Pour une plus-value immobilière de 500 000 euros, la facture grimpe de 4 500 euros. Et même si les exonérations de longue durée sont maintenues, certains vendeurs pourraient décider de repousser leur opération pour éviter le surcoût.
Seuls les livrets réglementés – Livret A, LDDS, LEP – échappent totalement à la hausse. Leur attractivité relative en sort renforcée. À 3 % nets, ils deviennent un point d’ancrage stable dans une mer fiscale agitée.
Une rétroactivité de fait
La réforme entre en vigueur dès 2025. Les revenus de fin d’année – dividendes de décembre, intérêts, plus-values mobilières – seront donc taxés selon des règles encore en discussion. Ce flottement juridique, validé par le Conseil constitutionnel, crée un effet rétroactif de fait. Certains épargnants pourraient être tentés d’arbitrer dès novembre pour éviter un prélèvement plus lourd.

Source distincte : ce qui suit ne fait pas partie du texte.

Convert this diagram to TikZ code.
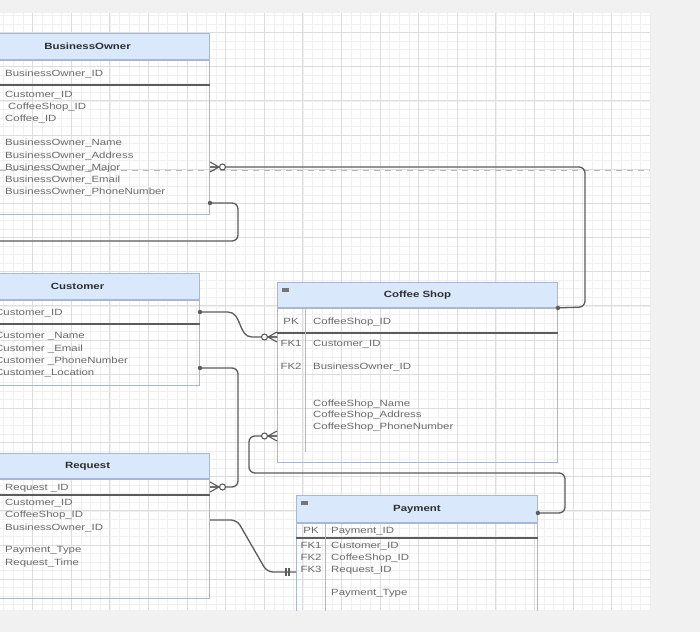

Le vote en commission est une étape. La discussion publique à l’Assemblée début novembre, puis au Sénat, peut encore tout changer. Des amendements proposent déjà des hausses plus nettes : 33 %, voire 36 % avec surtaxe.
Mais l’environnement politique reste instable. Trois Premiers ministres en deux ans. Une majorité introuvable. Des textes budgétaires rejetés. Une crise politique ou un remaniement peuvent faire dérailler le calendrier.
Le capital dans le viseur : la fin d’un cycle
La flat tax n’est pas seule. L’impôt sur la fortune immobilière (IFI) a été remplacé par un impôt sur la « fortune improductive », à 1 %, visant les biens non loués, les objets précieux, les cryptos, certains fonds euros. Une exonération par foyer reste en place pour un bien jusqu’à un million d’euros.
La contribution différentielle sur les hauts revenus, en vigueur depuis 2025, impose un taux d’imposition effectif minimum de 20 % dès 250 000 euros de revenus. Elle limite les stratégies de défiscalisation via le capital pur.
Quant à la taxe sur les holdings patrimoniales, prévue dans le budget 2026, elle a été supprimée… par erreur lors d’un vote confus. Aucun retour au calendrier n’a encore été acté.
Des stratégies d’évitement déjà à l’étude
Les contribuables réagissent. Certains envisagent l’imposition au barème si leur tranche marginale est inférieure à 31,4 %. D’autres accélèrent la réalisation de plus-values avant le vote définitif. Une volatilité de fin d’année est probable sur les marchés.
Les livrets non imposés attirent une nouvelle vague d’épargne. Les conseillers commencent à réorienter leurs clients. Et pour les plus fortunés, les stratégies patrimoniales s’affûtent, parfois à l’étranger. Le travail de l’administration fiscale n’en sera pas facilité.